I had applied for a management promotion (I had just got my BS in Bus. Management) and was told I was not management material. My mentor at work told me that I was not going to get the job as everyone knew I was going thru a divorce & I was too emotional. He told me where he heard my story (it was her). I called her and really yelled at her to stop spreading my life to everyone and that I lost a job promotion due to this. I then hung up the phone pissed.
I recently thought that I would contact her as she was a good friend and I liked her. When I did contact her, I did sincerely apologize that I hurt her. I really did listen to her without any interruptions. I then tried to have her remember what she contributed to the situation and all she talked about was how hurt she was and how I yelled at her. I was taken back and tried to tell her my story but all she talked about was her journey of how badly I hurt her and the difficult time she had to get over this.
At the time of our fight, I could’ve ruined her husband’s career by telling everyone in the company that he was an alcoholic, loved watching porn & his sexual weirdness. I wanted to hurt her but I didn’t do that. I was so angry and why was that? I had to move to a different part of the company that I didn’t want to work in but I needed a job – it was not my career path.
I am trying to make amends for the bad thing I did but I don’t feel that I am being heard. I am a pillar to the community, do a lot of community work, dog rescue, have a wonderful job, great husband and friends. I am a pretty happy and content person but I feel ashamed of how acted in that moment. I can honestly say that on my deathbed, I would be content to die as I have no what if’s. I have been an honest and good person.

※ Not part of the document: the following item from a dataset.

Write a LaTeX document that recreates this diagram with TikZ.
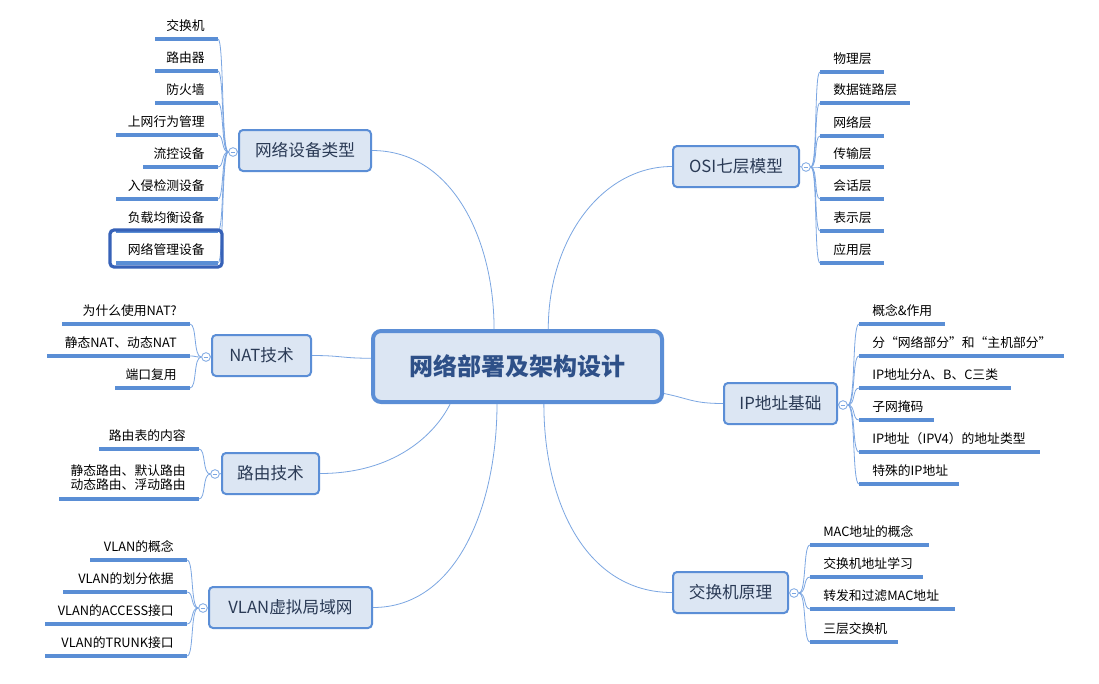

Can this friendship be saved?
February 27, 2015 at 4:17 pm #149803
She will call you her best friend that is because you were,unfortunately she is NOT your best friend. She disappeared when you needed help. Sounds like she uses people and keeps her options open so that she fall back on a number of easy pick up friends. Think of the good times that were and forget any future friendship with her. Of course stay pleasant and friendly if necessary but in a distant sort of way. In others words do not rekindle. Good luck Lottie
February 27, 2015 at 4:31 pm #149804
NO to your question it can’t be.
What are you talking about,she gossiped all your private business to all and sundry and you think she was a friend. NO NO NO. No friend of yours. You missed out on promotion because of what she repeated but also your employers also knew that you couldn’t hold your tongue about your own private affairs ,that is also why you missed the job. Then you went yelling down the phone to her. That also will have been repeated to everybody. Keep your own counsel and stop giving info out about your life.
You are now happy with good husband and good friends surely there is no room in your busy (I imagine schedule)and you have a job you happy with. Enjoy your life with those you love. Best wishes Lottie
February 27, 2015 at 4:37 pm #149805
Mann, drop this woman as a friend. She’s not a friend. She’s guilting you into apologizing for something really rotten SHE did. She did damage to your reputation and career.